> Challenge: Return only the lines from the top of the data down to the one that holds "(0,0) rectangle (819,473);", both included, without any pictures.

-- Start of Supplied data --

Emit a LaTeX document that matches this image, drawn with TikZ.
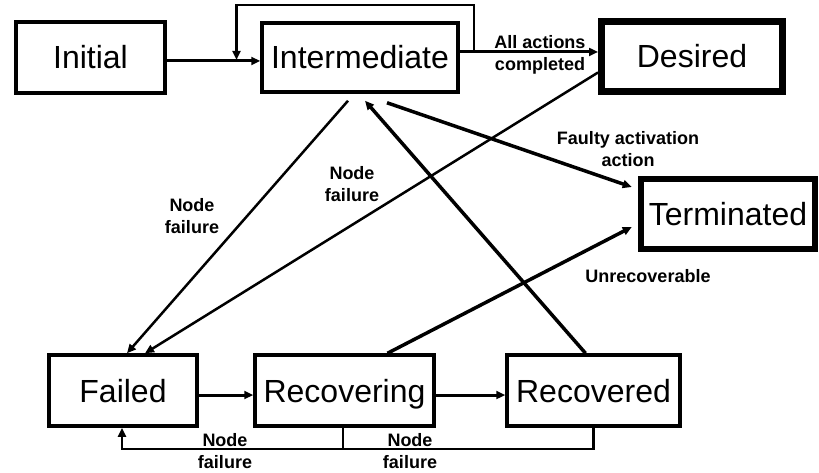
\documentclass[tikz,border=0pt]{standalone}
\usepackage{fontspec}
\setmainfont{Liberation Sans}
\usetikzlibrary{arrows.meta}

\begin{document}
\begin{tikzpicture}[x=1pt,y=-1pt,
		state/.style={draw,line width=3.5pt,minimum height=71pt,inner sep=0pt,
			text height=23pt,text depth=0pt,font=\fontsize{32}{38}\selectfont},
		lbl/.style={font=\bfseries\fontsize{18}{22}\selectfont,align=center,inner sep=0pt},
		arr/.style={line width=3pt,-{Triangle[length=9pt,width=8pt]}}]
	\useasboundingbox (0,0) rectangle (819,473);

	% States
	\node[state,minimum width=149pt,line width=4pt] (Initial) at (90.5,57.5) {Initial};
	\node[state,minimum width=196pt,minimum height=69pt] (Intermediate) at (360,57.5) {Intermediate};
	\node[state,minimum width=181pt,minimum height=70pt,line width=7pt] (Desired) at (692,56.5) {Desired};
	\node[state,minimum width=174pt,minimum height=70pt,line width=6.5pt] (Terminated) at (728,214) {Terminated};
	\node[state,minimum width=148pt] (Failed) at (123,390.5) {Failed};
	\node[state,minimum width=179pt] (Recovering) at (344.5,390.5) {Recovering};
	\node[state,minimum width=173pt] (Recovered) at (593.5,390.5) {Recovered};

	% Top row
	\draw[arr] ([yshift=-3.5pt]Initial.east) -- ([yshift=-3.5pt]Initial.east -| Intermediate.west);
	\draw[arr] ([yshift=5.5pt]Intermediate.east) -- ([yshift=5.5pt]Intermediate.east -| Desired.west);
	\node[lbl] (lblDone) at (540,55) {All actions\\completed};

	% Self loop
	\coordinate (loopStart) at (474,52);
	\coordinate (loopEnd) at (236.5,60);
	\draw[arr,line width=2.5pt] (loopStart) -- ++(0,-47) -| (loopEnd);

	% Node failures
	\draw[arr,line width=2.5pt] ([xshift=-12pt,yshift=-7pt]Intermediate.south) -- ([xshift=4pt]Failed.north);
	\node[lbl] (lblFailA) at (192,216) {Node\\failure};
	\draw[arr,line width=2.5pt] ([yshift=-16pt]Desired.west) -- ([xshift=22pt]Failed.north);
	\node[lbl] (lblFailB) at (352,184) {Node\\failure};

	% Back to intermediate
	\draw[arr,line width=3.5pt] ([xshift=-8pt]Recovered.north) -- ([xshift=5pt,yshift=-7pt]Intermediate.south);

	% Termination
	\draw[arr,line width=3.5pt] ([xshift=27pt,yshift=-9pt]Intermediate.south) -- ([xshift=-6pt,yshift=27pt]Terminated.west);
	\node[lbl] (lblFaulty) at (628,149) {Faulty activation\\action};
	\draw[arr,line width=3.5pt] ([xshift=43pt]Recovering.north) -- ([xshift=-6pt,yshift=-13pt]Terminated.west);
	\node[lbl] (lblUnrec) at (648,276) {Unrecoverable};

	% Bottom row
	\draw[arr] ([yshift=-4.5pt]Failed.east) -- ([yshift=-4.5pt]Failed.east -| Recovering.west);
	\draw[arr] ([yshift=-4.5pt]Recovering.east) -- ([yshift=-4.5pt]Recovering.east -| Recovered.west);
	\coordinate (joinPt) at (343,449);
	\draw[arr,line width=2.5pt] (joinPt |- Recovering.south) -- (joinPt) -| ([xshift=-1pt]Failed.south);
	\draw[line width=2.5pt] (Recovered.south) |- (joinPt);
	\node[lbl] (lblFailC) at (225,451) {Node\\failure};
	\node[lbl] (lblFailD) at (410,451) {Node\\failure};
\end{tikzpicture}
\end{document}
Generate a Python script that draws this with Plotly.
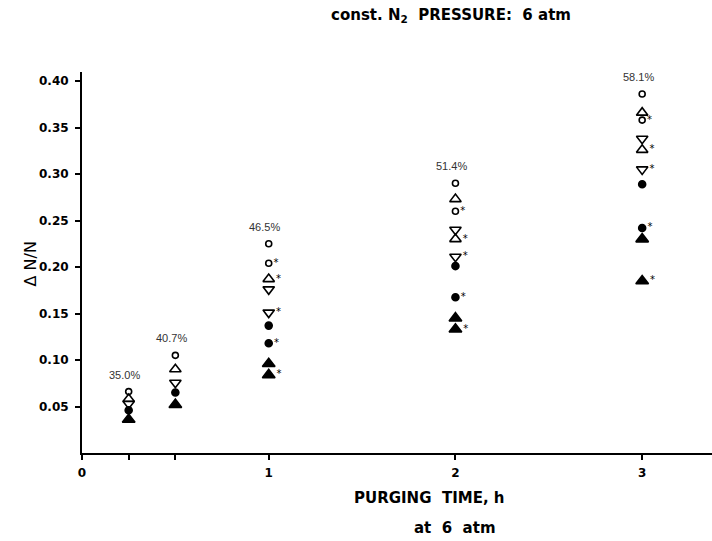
import plotly.graph_objects as go

# ---- data ----
x_all = [0.25, 0.5, 1, 2, 3]
x_late = [1, 2, 3]

open_circle = [0.066, 0.105, 0.225, 0.290, 0.386]
open_up = [0.058, 0.090, None, 0.273, 0.366]
open_down = [0.053, 0.0755, 0.176, 0.240, 0.338]
filled_circle = [0.046, 0.065, 0.137, 0.201, 0.289]
filled_up = [0.036, 0.052, 0.096, 0.145, 0.230]

open_circle_s = [0.204, 0.260, 0.358]
open_up_s = [0.187, 0.230, 0.326]
open_down_s = [0.151, 0.211, 0.305]
filled_circle_s = [0.118, 0.1675, 0.242]
filled_up_s = [0.084, 0.133, 0.185]

pct_labels = ["35.0%", "40.7%", "46.5%", "51.4%", "58.1%"]
pct_y = [0.066, 0.105, 0.225, 0.290, 0.386]

x_tickvals = [0, 0.25, 0.5, 1, 2, 3]
x_ticktext = ["0", "", "", "1", "2", "3"]
y_tickvals = [0.05, 0.10, 0.15, 0.20, 0.25, 0.30, 0.35, 0.40]

fig = go.Figure()

plain = [
    (open_circle, "circle-open", 6),
    (open_up, "triangle-up-open", 10),
    (open_down, "triangle-down-open", 10),
    (filled_circle, "circle", 7),
    (filled_up, "triangle-up", 11),
]
for ys, sym, sz in plain:
    fig.add_trace(go.Scatter(
        x=x_all, y=ys, mode="markers",
        marker=dict(symbol=sym, size=sz, color="black",
                    line=dict(color="black", width=1.6)),
        showlegend=False, cliponaxis=False))

starred = [
    (open_circle_s, "circle-open", 6),
    (open_up_s, "triangle-up-open", 10),
    (open_down_s, "triangle-down-open", 10),
    (filled_circle_s, "circle", 7),
    (filled_up_s, "triangle-up", 11),
]
for ys, sym, sz in starred:
    fig.add_trace(go.Scatter(
        x=x_late, y=ys, mode="markers+text",
        text=["*"] * len(ys), textposition="middle right",
        textfont=dict(family="DejaVu Sans", size=10, color="#000000"),
        marker=dict(symbol=sym, size=sz, color="black",
                    line=dict(color="black", width=1.6)),
        showlegend=False, cliponaxis=False))

for xv, yv, lab in zip(x_all, pct_y, pct_labels):
    fig.add_annotation(x=xv, y=yv, text=lab, showarrow=False,
                       xref="x", yref="y", yshift=17, xshift=-4,
                       font=dict(family="Liberation Sans", size=11, color="#333333"))

fig.add_annotation(x=0.585, y=1.1496, xref="paper", yref="paper",
                   xanchor="center", yanchor="middle",
                   text="const. N<sub>2</sub>  PRESSURE:  6 atm",
                   showarrow=False,
                   font=dict(family="DejaVu Sans", size=15, color="black", weight="bold"))
fig.add_annotation(x=-0.0825, y=0.495, xref="paper", yref="paper",
                   xanchor="center", yanchor="middle",
                   text="Δ N/N", textangle=-90, showarrow=False,
                   font=dict(family="DejaVu Sans", size=16, color="black"))
fig.add_annotation(x=0.552, y=-0.118, xref="paper", yref="paper",
                   xanchor="center", yanchor="middle",
                   text="PURGING  TIME, h", showarrow=False,
                   font=dict(family="DejaVu Sans", size=15, color="black", weight="bold"))
fig.add_annotation(x=0.592, y=-0.197, xref="paper", yref="paper",
                   xanchor="center", yanchor="middle",
                   text="at  6  atm", showarrow=False,
                   font=dict(family="DejaVu Sans", size=15, color="black", weight="bold"))

tickfont = dict(family="DejaVu Sans", size=12, color="black", weight="bold")

fig.update_xaxes(range=[0, 3.374], tickvals=x_tickvals, ticktext=x_ticktext,
                 showgrid=False, zeroline=False, showline=True,
                 linecolor="black", linewidth=2, ticks="outside",
                 ticklen=5, tickwidth=1.5, tickcolor="black",
                 tickfont=tickfont, ticklabelstandoff=3)
fig.update_yaxes(range=[0, 0.4097], tickvals=y_tickvals, tickformat=".2f",
                 showgrid=False, zeroline=False, showline=True,
                 linecolor="black", linewidth=2, ticks="outside",
                 ticklen=5, tickwidth=1.5, tickcolor="black",
                 tickfont=tickfont, ticklabelstandoff=4)

fig.update_layout(width=712, height=541,
                  margin=dict(l=82, r=0, t=72, b=88),
                  plot_bgcolor="white", paper_bgcolor="white")

fig.write_html("out.html")
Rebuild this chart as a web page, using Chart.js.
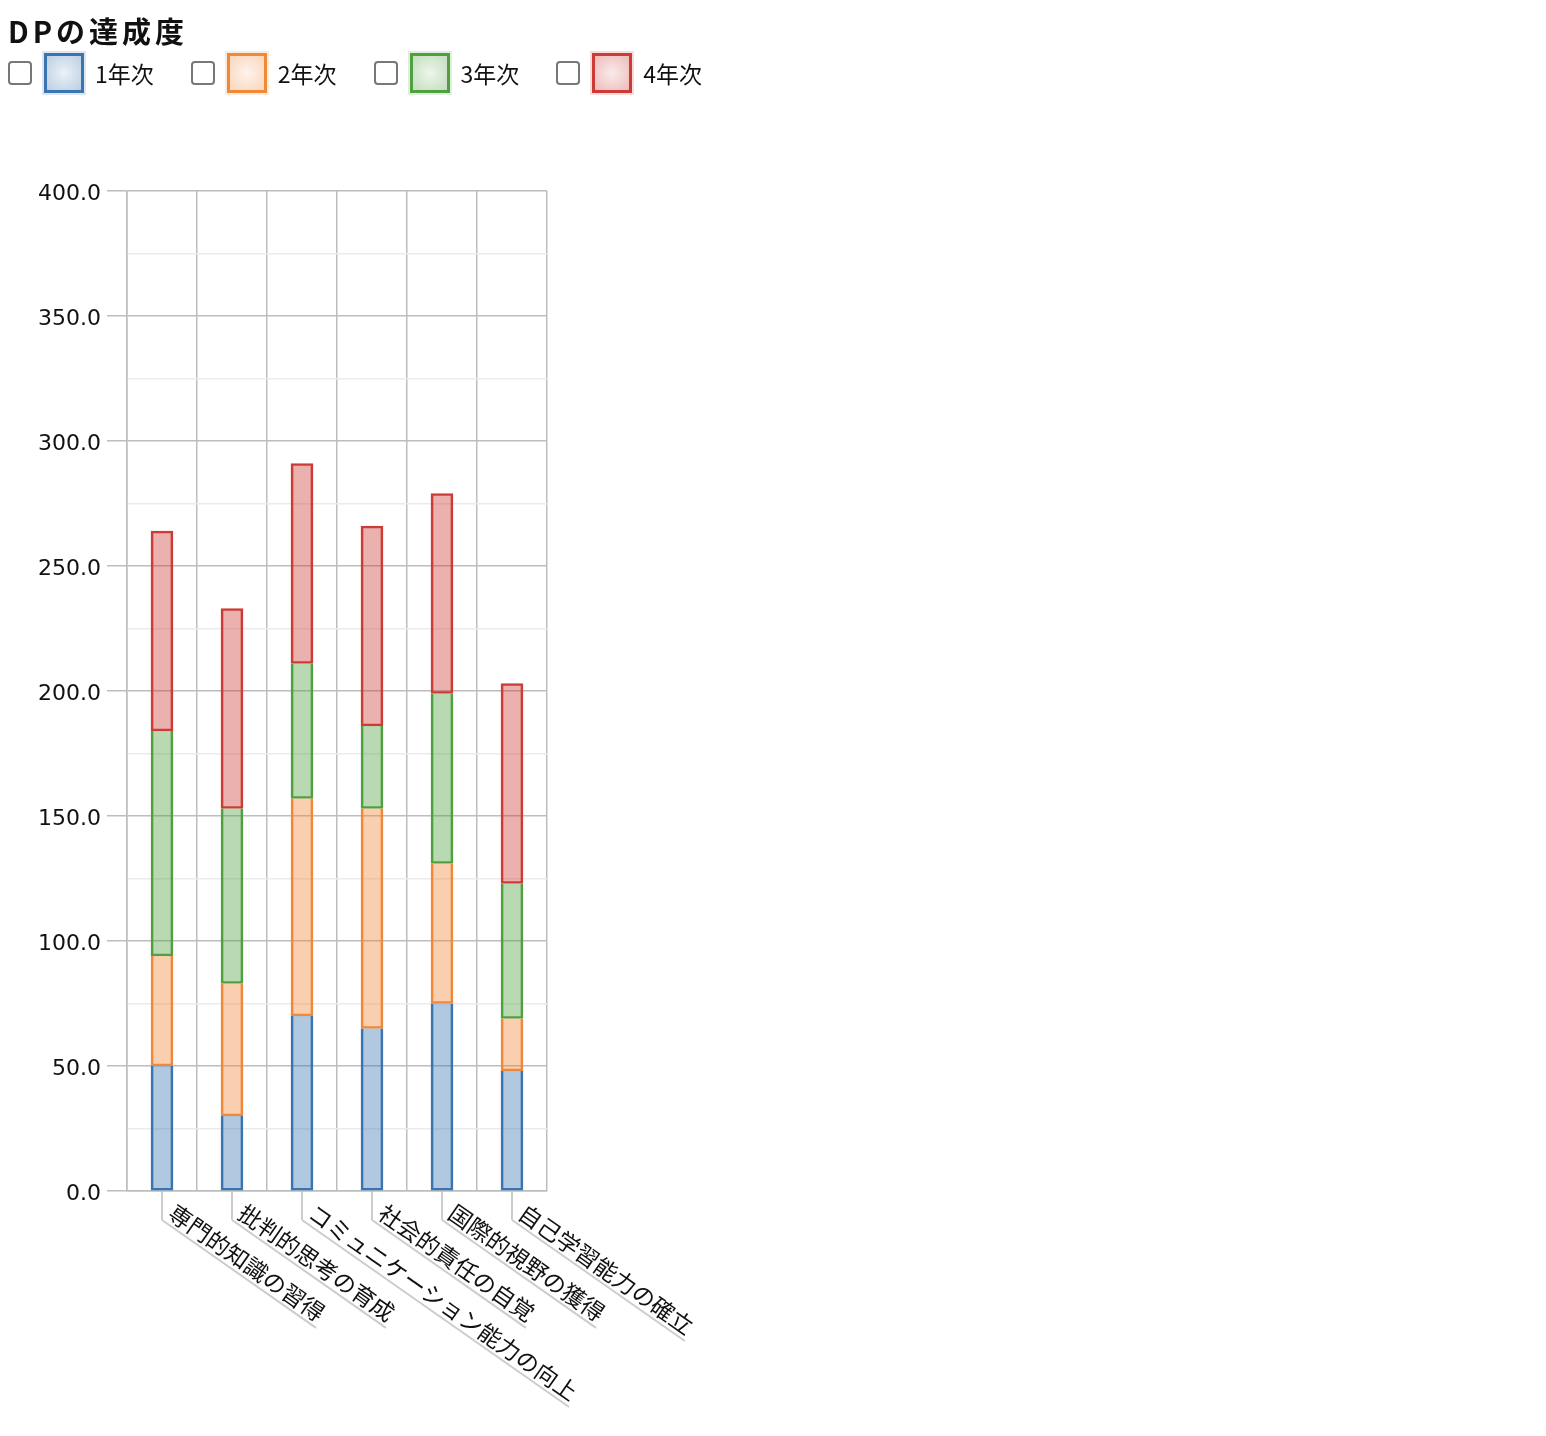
<!DOCTYPE html>
<html lang="ja">
<head>
<meta charset="utf-8">
<title>DPの達成度</title>
<script src="https://cdn.jsdelivr.net/npm/chart.js@4/dist/chart.umd.min.js"></script>
<style>
  body { margin: 0; background: #fff; font-family: "Noto Sans CJK JP", sans-serif; color: #111; }
  #wrap { position: relative; width: 1546px; height: 1436px; }
  #chartBox { position: absolute; left: 0; top: 0; width: 1546px; height: 1436px; }
  #head { position: absolute; left: 8px; top: 12px; z-index: 2; }
  h1 { margin: 0; font-size: 29px; font-weight: bold; letter-spacing: 4px; line-height: 36px; }
  #legend { display: flex; margin-top: 4px; }
  .item { display: flex; align-items: center; height: 42px; margin-right: 37px; }
  .chk { width: 20px; height: 20px; border: 2px solid #777; border-radius: 4px; box-sizing: content-box; }
  .sw { width: 34px; height: 34px; border: 3px solid; margin-left: 12px; }
  .lbl { font-size: 23px; margin-left: 11px; }
</style>
</head>
<body>
<div id="wrap">
  <div id="chartBox"><canvas id="chartDP"></canvas></div>
  <div id="head">
    <h1>DPの達成度</h1>
    <div id="legend"></div>
  </div>
</div>
<script>
const categories = ['専門的知識の習得', '批判的思考の育成', 'コミュニケーション能力の向上', '社会的責任の自覚', '国際的視野の獲得', '自己学習能力の確立'];
const seriesNames = ['1年次', '2年次', '3年次', '4年次'];
const year1 = [50, 30, 70, 65, 75, 48];
const year2 = [44, 53, 87, 88, 56, 21];
const year3 = [90, 70, 54, 33, 68, 54];
const year4 = [80, 80, 80, 80, 80, 80];

const colors = [[58, 117, 177], [240, 136, 58], [80, 160, 64], [204, 59, 53]];
const rgba = (c, a) => `rgba(${c[0]},${c[1]},${c[2]},${a})`;

// legend with checkboxes
const legend = document.getElementById('legend');
seriesNames.forEach((name, i) => {
  const c = colors[i];
  const item = document.createElement('div');
  item.className = 'item';
  item.innerHTML = `<span class="chk"></span>
    <span class="sw" style="border-color:${rgba(c, 1)};background:radial-gradient(circle, ${rgba(c, 0.1)} 0%, ${rgba(c, 0.35)} 100%);box-shadow:0 0 0 2px ${rgba(c, 0.18)}"></span>
    <span class="lbl">${name}</span>`;
  legend.appendChild(item);
});

// x labels drawn rotated, hanging from a tick under each bar
const xLabels = {
  id: 'xLabels',
  afterDraw(chart) {
    const ctx = chart.ctx;
    const xs = chart.scales.x;
    const bottom = chart.chartArea.bottom;
    const angle = 35 * Math.PI / 180;
    ctx.save();
    ctx.font = '23px "Noto Sans CJK JP"';
    categories.forEach((name, i) => {
      const x = xs.getPixelForValue(i);
      ctx.strokeStyle = '#bdbdbd';
      ctx.lineWidth = 1.5;
      ctx.beginPath();
      ctx.moveTo(x, bottom);
      ctx.lineTo(x, bottom + 29);
      ctx.stroke();
      ctx.save();
      ctx.translate(x, bottom + 29);
      ctx.rotate(angle);
      const w = ctx.measureText(name).width;
      ctx.strokeStyle = '#cccccc';
      ctx.lineWidth = 2;
      ctx.beginPath();
      ctx.moveTo(0, 0);
      ctx.lineTo(w + 4, 0);
      ctx.stroke();
      ctx.fillStyle = '#111';
      ctx.textBaseline = 'ideographic';
      ctx.fillText(name, 2, -2);
      ctx.restore();
    });
    ctx.restore();
  }
};

const values = [year1, year2, year3, year4];
const ctx = document.getElementById('chartDP').getContext('2d');

const myChart = new Chart(ctx, {
  type: 'bar',
  data: {
    labels: categories,
    datasets: seriesNames.map((name, i) => ({
      label: name,
      data: values[i],
      backgroundColor: rgba(colors[i], 0.4),
      borderColor: rgba(colors[i], 1),
      borderWidth: 2,
      borderSkipped: i < 3 ? 'top' : false,
      barThickness: 22
    }))
  },
  options: {
    responsive: true,
    maintainAspectRatio: false,
    animation: false,
    layout: {
      padding: { top: 191, right: 999, left: 0, bottom: 0 }
    },
    plugins: {
      legend: { display: false },
      tooltip: { enabled: false }
    },
    scales: {
      x: {
        stacked: true,
        ticks: { display: false },
        grid: { color: '#bdbdbd', lineWidth: 1.5, drawTicks: false, offset: true },
        border: { color: '#bdbdbd', width: 1.5 },
        afterFit(s) { s.height = 245; }
      },
      y: {
        stacked: true,
        min: 0,
        max: 400,
        ticks: {
          stepSize: 25,
          autoSkip: false,
          padding: 6,
          labelOffset: 3,
          color: '#111',
          font: { size: 22, family: '"DejaVu Sans", sans-serif' },
          callback: v => (v % 50 === 0 ? v.toFixed(1) : '')
        },
        grid: {
          lineWidth: 1.5,
          tickLength: 20,
          color: c => (c.tick && c.tick.value % 50 !== 0 ? '#ebebeb' : '#bdbdbd'),
          tickColor: c => (c.tick && c.tick.value % 50 !== 0 ? 'rgba(0,0,0,0)' : '#bdbdbd')
        },
        border: { color: '#bdbdbd', width: 1.5 },
        afterFit(s) { s.width = 127; }
      }
    }
  },
  plugins: [xLabels]
});
</script>
</body>
</html>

-- End of Supplied data --

> Answer for this exercise:
Emit a LaTeX document that matches this image, drawn with TikZ.
\documentclass[tikz,border=0pt]{standalone}
\usepackage{fontspec}
\setmainfont{Liberation Sans}
\usetikzlibrary{arrows.meta}

\begin{document}
\begin{tikzpicture}[x=1pt,y=-1pt,
		state/.style={draw,line width=3.5pt,minimum height=71pt,inner sep=0pt,
			text height=23pt,text depth=0pt,font=\fontsize{32}{38}\selectfont},
		lbl/.style={font=\bfseries\fontsize{18}{22}\selectfont,align=center,inner sep=0pt},
		arr/.style={line width=3pt,-{Triangle[length=9pt,width=8pt]}}]
	\useasboundingbox (0,0) rectangle (819,473);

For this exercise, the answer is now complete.